The restraint has no effect after the agreement expires (not not terminated or transferred) if:

(a)  the franchisee had given written notice to the franchisor seeking to extend the agreement on substantially the same terms as those:

                    (i)        contained in the franchisor’s current franchise agreement; and

                   (ii)        that apply to other franchisees or would apply to a prospective franchisee; and

(b)  the franchisee was not in breach of the agreement or any related agreement; and

(c)  the franchisee had not infringed the intellectual property of, or a confidentiality agreement with, the franchisor during the term of the agreement; and

(d)  the franchisor does not extend the agreement; and

(e)  either:

                    (i)        the franchisee claimed compensation for goodwill because the agreement was not extended, but the compensation given was merely a nominal amount and did not provide genuine compensation for goodwill; or

                   (ii)        the agreement did not allow the franchisee to claim compensation for goodwill in the event that it was not extended.

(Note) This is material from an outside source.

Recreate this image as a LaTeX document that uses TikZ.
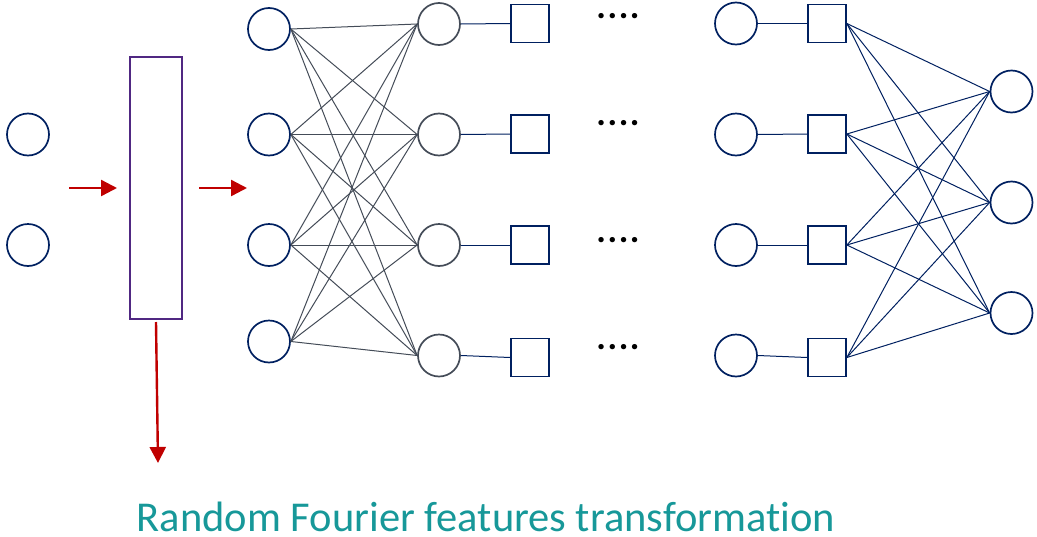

This new provision does not mean that all restraint clauses in franchise agreements entered into after 1 January 2015 will be ineffective. It will only apply at the expiry of a franchise agreement if all criteria (a) to (e) are met. It also does not restrict a franchisor from enforcing a restraint of trade clause during the term of a franchise agreement. Clauses restraining a franchisee from infringing the intellectual property of the franchisor will remain enforceable during and after the expiry of the term of a franchise agreement. The code also does not require that compensation be paid.

Actions needed

  • check the franchise agreement and make sure the restraint is reasonable in area and time and the situation where it binds.
  • make sure the restraint clause survives termination of the franchise agreement.
  • make sure it is not more than needed to protect the legitimate business interests of the franchisor.
  • include a limitation on dealing with customers of the franchised business.
  • be mindful of the new Code provisions.